McTag wrote:Thomas wrote:McTag wrote:I'm getting pretty fed-up with "inalienable rights" ad nauseam and 230-year-old declarations treated like Moses had come down from the mount with them tucked under his arm.
I don't see the merit of this comparison. The right of the people to hold and bear arms can be repealed by amending the American constitution. The ten commandments, quite unfortunately in some cases, can't. If it's nauseating to you that your opinion isn't shared by enough Americans to repeal the Second Amendment -- well, tough. Your being fed up is irrelevant to the rights guaranteed by the US constitution.
Some rights good, some rights bad.
Quote:Remember the ladies and gentlemen in various Muslim countries who burned Danish fags
and torched Danish embassies because of the Muhammad caricatures?
They would agree with you, and apply the same reasoning to
First Amendment rights like the freedoms of speech and of the press.
I must have missed that.
I bet the fags wished thay were sufficiently well armed
to fend off the torch bearing Moslems.
Did thay survive the event ?
McTag wrote:The founding fathers didn't envisage space travel either.

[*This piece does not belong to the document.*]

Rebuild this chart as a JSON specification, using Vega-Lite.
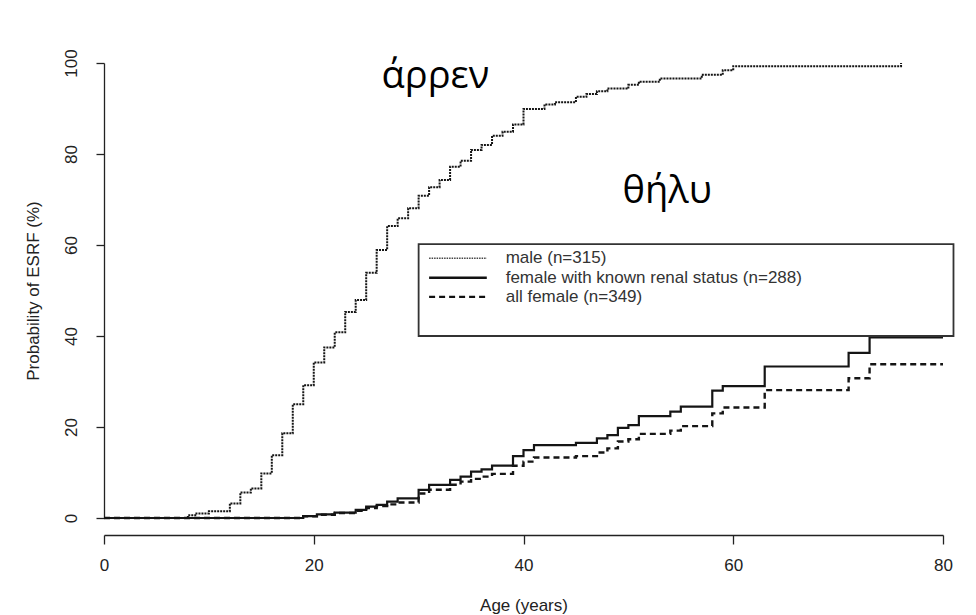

Quote:They were, however, familiar with your argument that entrusting guns
to common citizens would mean blood in the streets. John Adams
mentions it as characteristic of continental European states,
and devotes a few paragraphs to arguing against it in his
Defence of the Constitutions of the United States. (Plural,
because he's defending the state constitutions as well as the federal constitution.)
I'm too lazy at the moment to look up these paragraphs in Adams's 300
page book. But if the point is very important to you, I'll give it a, well, shot.
It is worthy of note that citizens' possession of guns
was a lot older than the government.
Indeed, it was against the law, in Colonial times,
for citizens to go to Church in an unarmed condition.
( Statutes of Virginia Colony 1631)
Thay were probably losing too many Christians on the way to Church.
The concept of going unarmed
can be analogized to failing to wear a seatbelt in a car;
i.e., it was deemed irresponsible.
Even if thay cud have called 911,
there were no police to respond, until the next century.